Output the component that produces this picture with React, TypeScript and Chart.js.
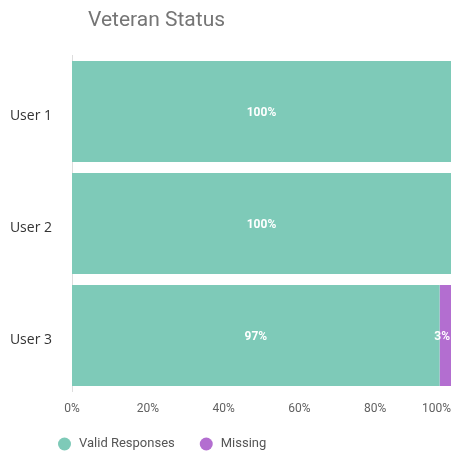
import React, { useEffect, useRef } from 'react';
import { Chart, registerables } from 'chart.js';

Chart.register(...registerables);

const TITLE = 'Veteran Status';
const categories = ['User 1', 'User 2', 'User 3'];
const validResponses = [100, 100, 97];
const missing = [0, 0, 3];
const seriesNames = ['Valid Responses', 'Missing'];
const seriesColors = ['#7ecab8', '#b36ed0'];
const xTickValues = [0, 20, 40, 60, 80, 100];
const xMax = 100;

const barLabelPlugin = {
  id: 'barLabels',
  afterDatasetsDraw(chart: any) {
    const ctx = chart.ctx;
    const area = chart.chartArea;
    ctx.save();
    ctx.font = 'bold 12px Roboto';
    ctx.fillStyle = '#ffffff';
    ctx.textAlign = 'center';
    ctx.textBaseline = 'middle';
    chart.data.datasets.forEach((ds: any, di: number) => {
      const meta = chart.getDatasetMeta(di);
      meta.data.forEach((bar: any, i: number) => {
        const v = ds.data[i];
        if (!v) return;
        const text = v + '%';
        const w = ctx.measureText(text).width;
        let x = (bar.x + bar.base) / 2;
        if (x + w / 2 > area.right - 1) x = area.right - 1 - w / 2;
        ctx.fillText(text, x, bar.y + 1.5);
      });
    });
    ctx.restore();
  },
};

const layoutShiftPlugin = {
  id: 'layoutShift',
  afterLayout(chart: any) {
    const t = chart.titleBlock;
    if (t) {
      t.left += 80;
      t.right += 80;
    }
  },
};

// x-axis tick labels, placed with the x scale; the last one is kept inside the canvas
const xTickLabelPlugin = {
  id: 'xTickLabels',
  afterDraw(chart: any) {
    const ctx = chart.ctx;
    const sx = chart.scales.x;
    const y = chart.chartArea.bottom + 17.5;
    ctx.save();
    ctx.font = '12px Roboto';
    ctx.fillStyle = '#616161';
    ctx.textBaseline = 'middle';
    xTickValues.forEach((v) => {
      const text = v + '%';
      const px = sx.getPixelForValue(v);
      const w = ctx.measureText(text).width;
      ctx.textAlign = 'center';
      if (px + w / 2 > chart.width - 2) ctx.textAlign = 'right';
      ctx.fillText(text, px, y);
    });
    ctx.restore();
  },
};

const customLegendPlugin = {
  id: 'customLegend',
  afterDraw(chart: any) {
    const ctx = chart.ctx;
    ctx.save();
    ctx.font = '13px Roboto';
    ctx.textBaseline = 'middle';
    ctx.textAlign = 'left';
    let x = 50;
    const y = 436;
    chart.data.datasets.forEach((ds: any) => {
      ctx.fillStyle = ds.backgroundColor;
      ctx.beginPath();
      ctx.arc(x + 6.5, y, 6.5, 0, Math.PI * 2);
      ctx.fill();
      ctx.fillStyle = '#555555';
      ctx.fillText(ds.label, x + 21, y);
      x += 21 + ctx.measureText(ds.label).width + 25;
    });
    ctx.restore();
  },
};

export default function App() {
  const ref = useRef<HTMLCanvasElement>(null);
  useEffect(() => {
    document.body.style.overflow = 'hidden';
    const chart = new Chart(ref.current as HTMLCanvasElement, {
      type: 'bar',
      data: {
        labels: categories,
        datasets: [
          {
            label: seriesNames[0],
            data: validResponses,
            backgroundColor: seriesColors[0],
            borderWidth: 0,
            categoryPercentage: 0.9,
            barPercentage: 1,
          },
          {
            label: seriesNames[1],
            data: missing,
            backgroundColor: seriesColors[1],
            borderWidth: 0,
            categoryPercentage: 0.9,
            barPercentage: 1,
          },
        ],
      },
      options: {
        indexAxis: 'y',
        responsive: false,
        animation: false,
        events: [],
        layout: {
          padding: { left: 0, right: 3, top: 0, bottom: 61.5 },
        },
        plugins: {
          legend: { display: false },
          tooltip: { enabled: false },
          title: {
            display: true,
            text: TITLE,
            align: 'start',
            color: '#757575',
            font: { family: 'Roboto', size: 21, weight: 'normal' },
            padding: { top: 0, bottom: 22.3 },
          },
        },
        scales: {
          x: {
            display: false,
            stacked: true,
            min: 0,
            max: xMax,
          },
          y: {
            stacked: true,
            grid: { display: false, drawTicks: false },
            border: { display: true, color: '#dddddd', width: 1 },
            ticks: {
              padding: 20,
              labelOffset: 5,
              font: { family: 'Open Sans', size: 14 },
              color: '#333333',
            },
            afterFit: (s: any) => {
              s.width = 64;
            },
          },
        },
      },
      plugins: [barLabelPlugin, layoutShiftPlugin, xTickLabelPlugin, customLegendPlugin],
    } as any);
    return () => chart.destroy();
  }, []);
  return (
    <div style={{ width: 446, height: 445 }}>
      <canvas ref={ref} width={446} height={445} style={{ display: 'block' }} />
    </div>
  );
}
══════════
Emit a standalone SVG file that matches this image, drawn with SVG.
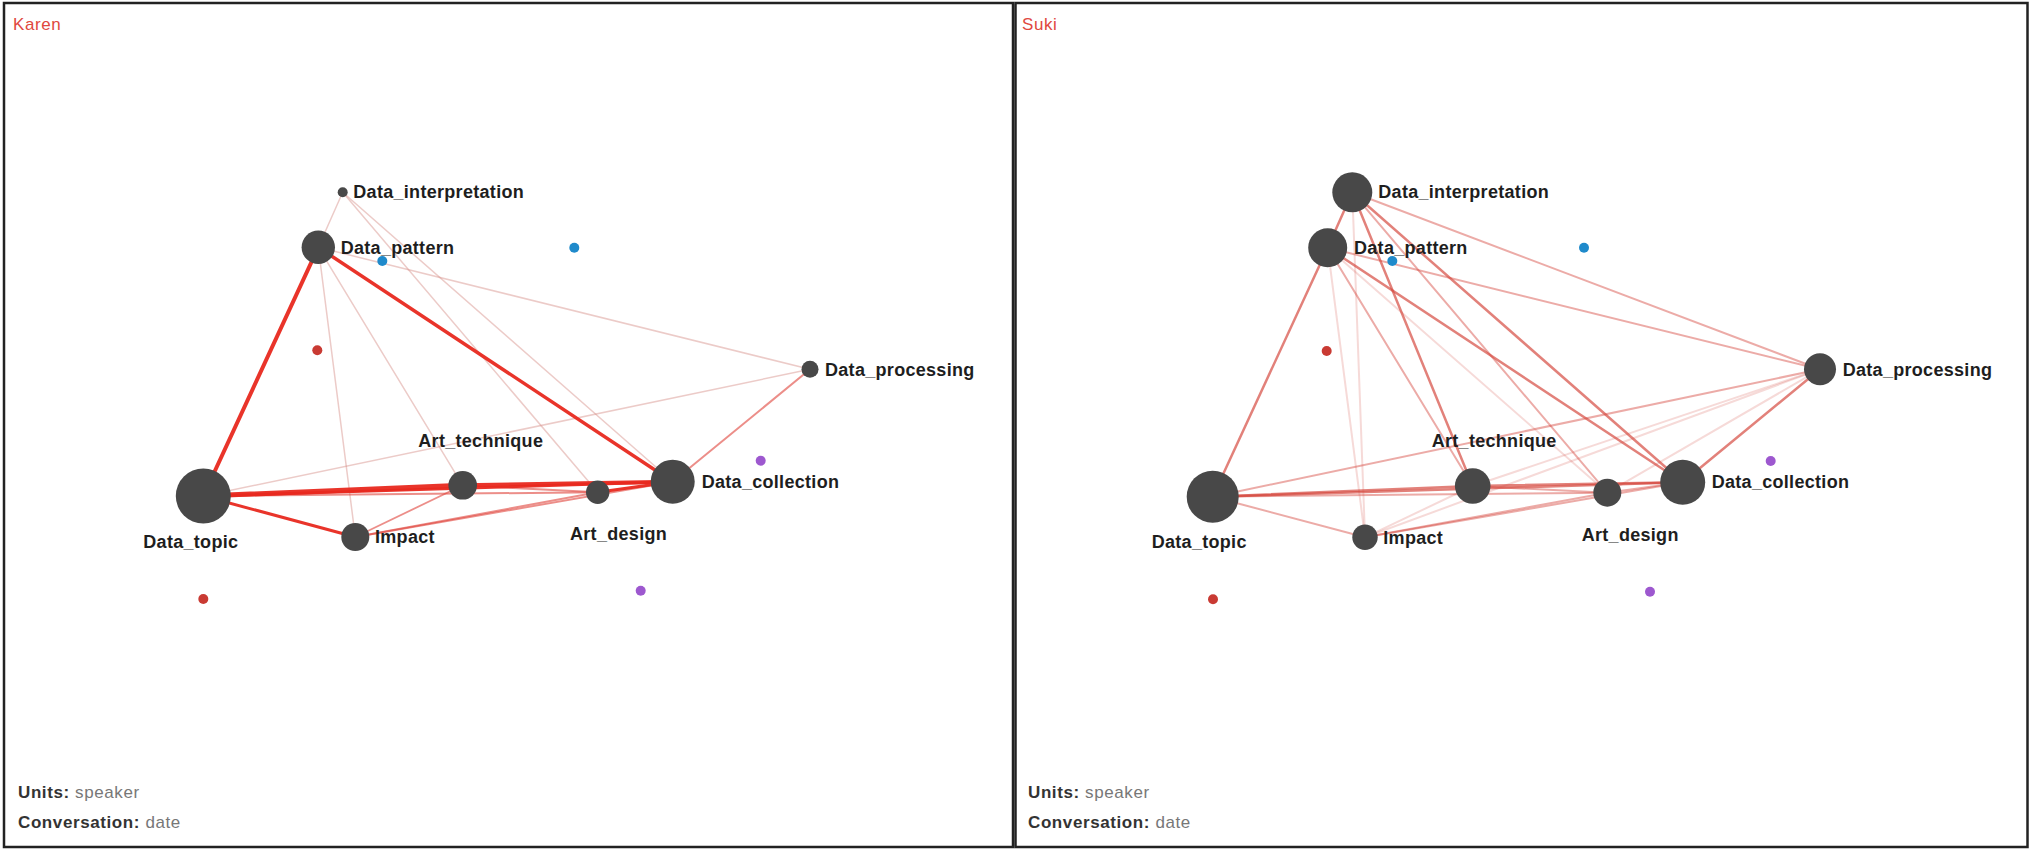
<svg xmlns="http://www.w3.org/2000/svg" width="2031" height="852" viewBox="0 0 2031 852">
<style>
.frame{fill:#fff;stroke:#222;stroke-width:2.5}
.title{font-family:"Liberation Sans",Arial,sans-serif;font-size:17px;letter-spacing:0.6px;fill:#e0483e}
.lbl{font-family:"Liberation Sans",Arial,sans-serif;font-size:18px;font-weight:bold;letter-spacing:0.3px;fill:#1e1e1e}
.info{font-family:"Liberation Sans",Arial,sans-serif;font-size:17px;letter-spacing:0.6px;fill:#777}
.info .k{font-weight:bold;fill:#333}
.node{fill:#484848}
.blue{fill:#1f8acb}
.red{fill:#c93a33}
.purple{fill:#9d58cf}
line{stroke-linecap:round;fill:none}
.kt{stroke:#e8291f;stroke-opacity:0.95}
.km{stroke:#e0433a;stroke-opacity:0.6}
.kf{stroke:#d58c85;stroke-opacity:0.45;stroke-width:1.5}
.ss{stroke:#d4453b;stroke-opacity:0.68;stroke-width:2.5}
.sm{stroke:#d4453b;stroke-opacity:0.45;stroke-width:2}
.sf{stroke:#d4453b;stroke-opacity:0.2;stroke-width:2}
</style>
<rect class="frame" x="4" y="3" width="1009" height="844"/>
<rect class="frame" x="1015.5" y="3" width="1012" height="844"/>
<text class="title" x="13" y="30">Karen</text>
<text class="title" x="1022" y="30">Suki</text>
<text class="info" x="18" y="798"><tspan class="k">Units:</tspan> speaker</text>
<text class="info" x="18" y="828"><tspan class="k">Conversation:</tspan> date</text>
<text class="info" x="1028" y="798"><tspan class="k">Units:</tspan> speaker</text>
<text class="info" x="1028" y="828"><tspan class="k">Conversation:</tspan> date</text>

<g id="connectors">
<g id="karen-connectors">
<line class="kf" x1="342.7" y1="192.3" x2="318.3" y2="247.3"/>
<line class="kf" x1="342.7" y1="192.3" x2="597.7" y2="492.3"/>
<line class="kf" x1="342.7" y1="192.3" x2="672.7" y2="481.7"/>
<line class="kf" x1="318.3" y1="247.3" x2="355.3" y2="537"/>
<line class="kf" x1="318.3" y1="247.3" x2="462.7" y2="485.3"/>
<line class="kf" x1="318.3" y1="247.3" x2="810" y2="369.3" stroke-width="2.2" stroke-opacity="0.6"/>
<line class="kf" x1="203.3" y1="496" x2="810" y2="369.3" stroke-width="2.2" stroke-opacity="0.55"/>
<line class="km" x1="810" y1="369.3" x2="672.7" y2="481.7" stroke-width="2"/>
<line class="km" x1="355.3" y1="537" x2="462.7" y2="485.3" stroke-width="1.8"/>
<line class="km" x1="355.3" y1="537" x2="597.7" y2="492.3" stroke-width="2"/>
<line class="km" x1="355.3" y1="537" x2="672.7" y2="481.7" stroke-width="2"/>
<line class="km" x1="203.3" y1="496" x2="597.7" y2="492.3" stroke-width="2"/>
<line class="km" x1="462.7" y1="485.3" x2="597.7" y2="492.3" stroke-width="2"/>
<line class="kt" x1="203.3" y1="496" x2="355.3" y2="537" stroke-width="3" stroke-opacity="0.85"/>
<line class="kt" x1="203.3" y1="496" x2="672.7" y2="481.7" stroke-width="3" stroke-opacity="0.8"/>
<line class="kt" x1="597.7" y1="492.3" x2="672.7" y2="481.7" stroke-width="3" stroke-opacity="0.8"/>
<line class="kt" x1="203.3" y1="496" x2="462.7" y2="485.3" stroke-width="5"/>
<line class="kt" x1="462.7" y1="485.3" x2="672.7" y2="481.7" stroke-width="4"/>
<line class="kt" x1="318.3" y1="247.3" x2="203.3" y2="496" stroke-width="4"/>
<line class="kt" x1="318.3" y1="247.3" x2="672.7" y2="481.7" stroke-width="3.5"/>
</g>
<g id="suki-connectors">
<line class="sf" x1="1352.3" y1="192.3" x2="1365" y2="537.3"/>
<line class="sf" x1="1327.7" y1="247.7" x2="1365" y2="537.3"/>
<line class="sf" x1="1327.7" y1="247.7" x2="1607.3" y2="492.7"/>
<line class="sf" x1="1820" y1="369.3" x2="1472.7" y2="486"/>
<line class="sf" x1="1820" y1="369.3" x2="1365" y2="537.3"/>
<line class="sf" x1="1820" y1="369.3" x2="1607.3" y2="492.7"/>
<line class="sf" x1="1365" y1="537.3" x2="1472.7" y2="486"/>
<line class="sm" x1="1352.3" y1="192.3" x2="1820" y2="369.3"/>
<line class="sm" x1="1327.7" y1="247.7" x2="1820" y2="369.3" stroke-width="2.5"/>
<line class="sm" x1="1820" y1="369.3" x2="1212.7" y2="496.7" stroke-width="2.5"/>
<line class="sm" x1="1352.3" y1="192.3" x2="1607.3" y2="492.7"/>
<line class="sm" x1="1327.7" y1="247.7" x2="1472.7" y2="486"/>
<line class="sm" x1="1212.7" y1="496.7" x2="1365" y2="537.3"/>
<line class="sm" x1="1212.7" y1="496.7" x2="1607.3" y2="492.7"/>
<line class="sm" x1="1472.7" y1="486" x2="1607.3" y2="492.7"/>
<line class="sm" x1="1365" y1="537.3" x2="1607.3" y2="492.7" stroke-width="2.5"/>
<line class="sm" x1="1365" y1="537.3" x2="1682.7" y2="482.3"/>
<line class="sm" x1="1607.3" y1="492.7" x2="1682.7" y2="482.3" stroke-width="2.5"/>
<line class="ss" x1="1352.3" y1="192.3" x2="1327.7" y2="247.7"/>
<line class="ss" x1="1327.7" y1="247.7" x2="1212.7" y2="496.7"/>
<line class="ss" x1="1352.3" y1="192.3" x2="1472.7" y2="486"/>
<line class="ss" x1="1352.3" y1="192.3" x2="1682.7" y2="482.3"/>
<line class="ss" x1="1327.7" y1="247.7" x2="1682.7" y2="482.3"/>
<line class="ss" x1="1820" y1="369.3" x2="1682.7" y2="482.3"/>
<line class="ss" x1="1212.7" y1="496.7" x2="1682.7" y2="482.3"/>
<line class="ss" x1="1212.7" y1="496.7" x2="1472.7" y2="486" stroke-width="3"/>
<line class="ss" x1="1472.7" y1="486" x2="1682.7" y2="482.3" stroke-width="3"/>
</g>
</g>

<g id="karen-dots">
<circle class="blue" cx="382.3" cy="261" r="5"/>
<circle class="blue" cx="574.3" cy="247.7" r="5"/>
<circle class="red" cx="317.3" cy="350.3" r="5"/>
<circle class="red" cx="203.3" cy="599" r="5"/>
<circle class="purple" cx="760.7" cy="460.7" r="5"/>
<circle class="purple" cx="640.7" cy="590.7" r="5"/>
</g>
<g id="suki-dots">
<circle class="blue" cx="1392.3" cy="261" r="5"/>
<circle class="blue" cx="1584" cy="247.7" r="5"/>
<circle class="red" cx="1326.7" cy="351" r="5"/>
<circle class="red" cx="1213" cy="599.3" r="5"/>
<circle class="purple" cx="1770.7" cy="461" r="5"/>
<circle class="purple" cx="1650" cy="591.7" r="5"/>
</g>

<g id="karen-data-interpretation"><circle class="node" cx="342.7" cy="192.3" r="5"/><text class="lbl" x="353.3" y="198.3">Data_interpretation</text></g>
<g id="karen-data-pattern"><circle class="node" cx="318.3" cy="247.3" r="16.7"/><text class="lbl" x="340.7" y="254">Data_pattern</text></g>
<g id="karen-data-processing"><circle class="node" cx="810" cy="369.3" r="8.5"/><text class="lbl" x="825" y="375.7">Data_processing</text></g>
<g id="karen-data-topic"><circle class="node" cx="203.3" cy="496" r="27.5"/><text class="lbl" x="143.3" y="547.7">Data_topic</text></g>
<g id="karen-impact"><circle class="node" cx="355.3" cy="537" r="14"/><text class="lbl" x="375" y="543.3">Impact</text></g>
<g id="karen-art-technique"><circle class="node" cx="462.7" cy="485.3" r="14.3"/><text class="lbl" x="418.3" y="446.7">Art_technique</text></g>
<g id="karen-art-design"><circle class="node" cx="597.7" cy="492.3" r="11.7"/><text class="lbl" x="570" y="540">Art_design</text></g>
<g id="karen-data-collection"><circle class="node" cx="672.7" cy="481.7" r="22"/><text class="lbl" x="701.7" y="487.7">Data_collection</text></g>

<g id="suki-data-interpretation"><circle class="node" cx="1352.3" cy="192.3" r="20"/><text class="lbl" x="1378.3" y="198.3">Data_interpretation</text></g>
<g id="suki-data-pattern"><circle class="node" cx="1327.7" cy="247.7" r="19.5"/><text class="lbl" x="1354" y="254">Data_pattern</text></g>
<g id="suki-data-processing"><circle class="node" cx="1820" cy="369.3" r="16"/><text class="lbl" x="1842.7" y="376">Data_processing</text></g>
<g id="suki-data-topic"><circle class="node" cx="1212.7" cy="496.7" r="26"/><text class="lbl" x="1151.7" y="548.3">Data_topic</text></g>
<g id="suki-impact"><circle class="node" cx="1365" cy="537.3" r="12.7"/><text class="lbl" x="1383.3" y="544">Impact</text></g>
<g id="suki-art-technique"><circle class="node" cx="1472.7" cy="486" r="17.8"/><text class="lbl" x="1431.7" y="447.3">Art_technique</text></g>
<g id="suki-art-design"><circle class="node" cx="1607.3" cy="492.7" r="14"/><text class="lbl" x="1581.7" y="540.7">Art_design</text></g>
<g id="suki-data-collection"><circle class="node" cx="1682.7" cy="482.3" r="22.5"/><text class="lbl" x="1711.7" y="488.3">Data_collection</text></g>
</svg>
══════════
# [Work required]
Take the lines above starting at the one containing "Output the component" and ending at the one containing "Chart.register(...registerables);", and print them again exactly, without pictures.

# [Final answer]
Output the component that produces this picture with React, TypeScript and Chart.js.
import React, { useEffect, useRef } from 'react';
import { Chart, registerables } from 'chart.js';

Chart.register(...registerables);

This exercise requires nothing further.